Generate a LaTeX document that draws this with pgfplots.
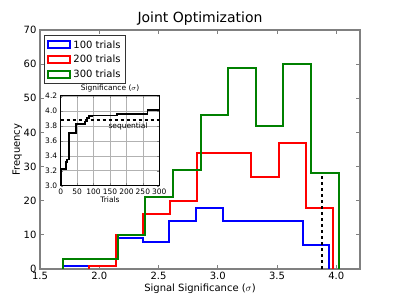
\documentclass[border=0pt]{standalone}
\usepackage{fontspec}
\setmainfont{DejaVu Sans}
\usepackage{pgfplots}
\pgfplotsset{compat=1.18}
\definecolor{mgreen}{rgb}{0,0.5,0}
\definecolor{spinegray}{rgb}{0.5,0.5,0.5}
\begin{document}
\begin{tikzpicture}
\path[use as bounding box] (-40pt,-31pt) rectangle (360pt,269pt);
\begin{axis}[
  at={(0pt,0pt)}, anchor=south west,
  scale only axis, width=320pt, height=239pt,
  xmin=1.5, xmax=4.2, ymin=0, ymax=70,
  xtick={1.5,2.0,2.5,3.0,3.5,4.0},
  ytick={0,10,20,30,40,50,60,70},
  xticklabel style={/pgf/number format/fixed, /pgf/number format/fixed zerofill, /pgf/number format/precision=1},
  /pgf/number format/assume math mode=true,
  tick label style={font=\fontsize{10}{12}\selectfont},
  tick align=inside,
  major tick length=4pt,
  axis line style={spinegray, line width=1.5pt},
  tick style={spinegray, line width=0.8pt},
  title={\fontsize{14}{16}\selectfont Joint Optimization},
  title style={yshift=-5pt},
  xlabel={\fontsize{10}{12}\selectfont Signal Significance ($\sigma$)},
  ylabel={\fontsize{10}{12}\selectfont Frequency},
  xlabel style={yshift=3pt},
  ylabel style={yshift=-5pt},
  legend style={at={(rel axis cs:0.0125,0.979)}, anchor=north west, draw=black!80, line width=0.8pt, font=\fontsize{10}{12}\selectfont, row sep=1.5pt, inner xsep=3pt, inner ysep=3pt, cells={anchor=west}},
  legend image code/.code={\draw[#1] (0pt,-3.5pt) -- (22pt,-3.5pt) -- (22pt,3.5pt) -- (0pt,3.5pt) -- cycle;},
  every axis plot/.append style={line width=2pt, line join=miter},
]
\addplot[draw=blue, sharp plot] coordinates {
(1.69,0) (1.69,1) (1.915,1) (1.915,1) (2.14,1) (2.14,9) (2.365,9) (2.365,8) (2.59,8) (2.59,14) (2.815,14) (2.815,18) (3.04,18) (3.04,14) (3.265,14) (3.49,14) (3.715,14) (3.715,7) (3.94,7) (3.94,0)};
\addlegendentry{100 trials}
\addplot[draw=red, sharp plot] coordinates {
(1.91,0) (1.91,1) (2.139,1) (2.139,10) (2.368,10) (2.368,16) (2.597,16) (2.597,20) (2.826,20) (2.826,34) (3.055,34) (3.284,34) (3.284,27) (3.513,27) (3.513,37) (3.742,37) (3.742,18) (3.971,18) (3.971,0)};
\addlegendentry{200 trials}
\addplot[draw=mgreen, sharp plot] coordinates {
(1.69,0) (1.69,3) (1.923,3) (2.156,3) (2.156,10) (2.389,10) (2.389,21) (2.622,21) (2.622,29) (2.855,29) (2.855,45) (3.088,45) (3.088,59) (3.321,59) (3.321,42) (3.554,42) (3.554,60) (3.787,60) (3.787,28) (4.02,28) (4.02,0)};
\addlegendentry{300 trials}
\addplot[draw=black, line width=1.5pt, dashed, forget plot] coordinates {(3.88,0) (3.88,28)};
\end{axis}
\begin{axis}[
  at={(20.7pt,83.3pt)}, anchor=south west,
  scale only axis, width=98.6pt, height=89.7pt,
  xmin=0, xmax=300, ymin=3.0, ymax=4.2,
  xtick={0,50,100,150,200,250,300},
  ytick={3.0,3.2,3.4,3.6,3.8,4.0,4.2},
  yticklabel style={/pgf/number format/fixed, /pgf/number format/fixed zerofill, /pgf/number format/precision=1},
  /pgf/number format/assume math mode=true,
  tick label style={font=\fontsize{7.5}{9}\selectfont},
  xticklabel style={inner xsep=0pt},
  grid=major,
  major grid style={gray!60, line width=0.5pt},
  tick align=inside,
  major tick length=2.5pt,
  axis line style={black, line width=1pt},
  axis background/.style={fill=white},
  title={\fontsize{7.5}{9}\selectfont Significance ($\sigma$)},
  title style={yshift=-6pt},
  xlabel={\fontsize{7.5}{9}\selectfont Trials},
  xlabel style={yshift=5pt},
  every axis plot/.append style={line width=1.8pt, line join=miter},
]
\addplot[draw=black, sharp plot] coordinates {
(0,3.0) (0,3.22) (16,3.22) (16,3.32) (20,3.32) (20,3.35) (26,3.35) (26,3.70) (46,3.70) (46,3.83) (74,3.83) (74,3.86) (80,3.86) (80,3.91) (86,3.91) (86,3.93) (97,3.93) (97,3.94) (172,3.94) (172,3.96) (264,3.96) (264,4.01) (300,4.01)};
\addplot[draw=black, line width=1.5pt, dashed] coordinates {(0,3.88) (300,3.88)};
\node[font=\fontsize{7.5}{9}\selectfont] at (axis cs:205,3.79) {sequential};
\end{axis}
\end{tikzpicture}
\end{document}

* _PROMPT_
Extract the full listing above verbatim; pictures are to be left out of the copy.

* _THE REPLY_
Generate a LaTeX document that draws this with pgfplots.
\documentclass[border=0pt]{standalone}
\usepackage{fontspec}
\setmainfont{DejaVu Sans}
\usepackage{pgfplots}
\pgfplotsset{compat=1.18}
\definecolor{mgreen}{rgb}{0,0.5,0}
\definecolor{spinegray}{rgb}{0.5,0.5,0.5}
\begin{document}
\begin{tikzpicture}
\path[use as bounding box] (-40pt,-31pt) rectangle (360pt,269pt);
\begin{axis}[
  at={(0pt,0pt)}, anchor=south west,
  scale only axis, width=320pt, height=239pt,
  xmin=1.5, xmax=4.2, ymin=0, ymax=70,
  xtick={1.5,2.0,2.5,3.0,3.5,4.0},
  ytick={0,10,20,30,40,50,60,70},
  xticklabel style={/pgf/number format/fixed, /pgf/number format/fixed zerofill, /pgf/number format/precision=1},
  /pgf/number format/assume math mode=true,
  tick label style={font=\fontsize{10}{12}\selectfont},
  tick align=inside,
  major tick length=4pt,
  axis line style={spinegray, line width=1.5pt},
  tick style={spinegray, line width=0.8pt},
  title={\fontsize{14}{16}\selectfont Joint Optimization},
  title style={yshift=-5pt},
  xlabel={\fontsize{10}{12}\selectfont Signal Significance ($\sigma$)},
  ylabel={\fontsize{10}{12}\selectfont Frequency},
  xlabel style={yshift=3pt},
  ylabel style={yshift=-5pt},
  legend style={at={(rel axis cs:0.0125,0.979)}, anchor=north west, draw=black!80, line width=0.8pt, font=\fontsize{10}{12}\selectfont, row sep=1.5pt, inner xsep=3pt, inner ysep=3pt, cells={anchor=west}},
  legend image code/.code={\draw[#1] (0pt,-3.5pt) -- (22pt,-3.5pt) -- (22pt,3.5pt) -- (0pt,3.5pt) -- cycle;},
  every axis plot/.append style={line width=2pt, line join=miter},
]
\addplot[draw=blue, sharp plot] coordinates {
(1.69,0) (1.69,1) (1.915,1) (1.915,1) (2.14,1) (2.14,9) (2.365,9) (2.365,8) (2.59,8) (2.59,14) (2.815,14) (2.815,18) (3.04,18) (3.04,14) (3.265,14) (3.49,14) (3.715,14) (3.715,7) (3.94,7) (3.94,0)};
\addlegendentry{100 trials}
\addplot[draw=red, sharp plot] coordinates {
(1.91,0) (1.91,1) (2.139,1) (2.139,10) (2.368,10) (2.368,16) (2.597,16) (2.597,20) (2.826,20) (2.826,34) (3.055,34) (3.284,34) (3.284,27) (3.513,27) (3.513,37) (3.742,37) (3.742,18) (3.971,18) (3.971,0)};
\addlegendentry{200 trials}
\addplot[draw=mgreen, sharp plot] coordinates {
(1.69,0) (1.69,3) (1.923,3) (2.156,3) (2.156,10) (2.389,10) (2.389,21) (2.622,21) (2.622,29) (2.855,29) (2.855,45) (3.088,45) (3.088,59) (3.321,59) (3.321,42) (3.554,42) (3.554,60) (3.787,60) (3.787,28) (4.02,28) (4.02,0)};
\addlegendentry{300 trials}
\addplot[draw=black, line width=1.5pt, dashed, forget plot] coordinates {(3.88,0) (3.88,28)};
\end{axis}
\begin{axis}[
  at={(20.7pt,83.3pt)}, anchor=south west,
  scale only axis, width=98.6pt, height=89.7pt,
  xmin=0, xmax=300, ymin=3.0, ymax=4.2,
  xtick={0,50,100,150,200,250,300},
  ytick={3.0,3.2,3.4,3.6,3.8,4.0,4.2},
  yticklabel style={/pgf/number format/fixed, /pgf/number format/fixed zerofill, /pgf/number format/precision=1},
  /pgf/number format/assume math mode=true,
  tick label style={font=\fontsize{7.5}{9}\selectfont},
  xticklabel style={inner xsep=0pt},
  grid=major,
  major grid style={gray!60, line width=0.5pt},
  tick align=inside,
  major tick length=2.5pt,
  axis line style={black, line width=1pt},
  axis background/.style={fill=white},
  title={\fontsize{7.5}{9}\selectfont Significance ($\sigma$)},
  title style={yshift=-6pt},
  xlabel={\fontsize{7.5}{9}\selectfont Trials},
  xlabel style={yshift=5pt},
  every axis plot/.append style={line width=1.8pt, line join=miter},
]
\addplot[draw=black, sharp plot] coordinates {
(0,3.0) (0,3.22) (16,3.22) (16,3.32) (20,3.32) (20,3.35) (26,3.35) (26,3.70) (46,3.70) (46,3.83) (74,3.83) (74,3.86) (80,3.86) (80,3.91) (86,3.91) (86,3.93) (97,3.93) (97,3.94) (172,3.94) (172,3.96) (264,3.96) (264,4.01) (300,4.01)};
\addplot[draw=black, line width=1.5pt, dashed] coordinates {(0,3.88) (300,3.88)};
\node[font=\fontsize{7.5}{9}\selectfont] at (axis cs:205,3.79) {sequential};
\end{axis}
\end{tikzpicture}
\end{document}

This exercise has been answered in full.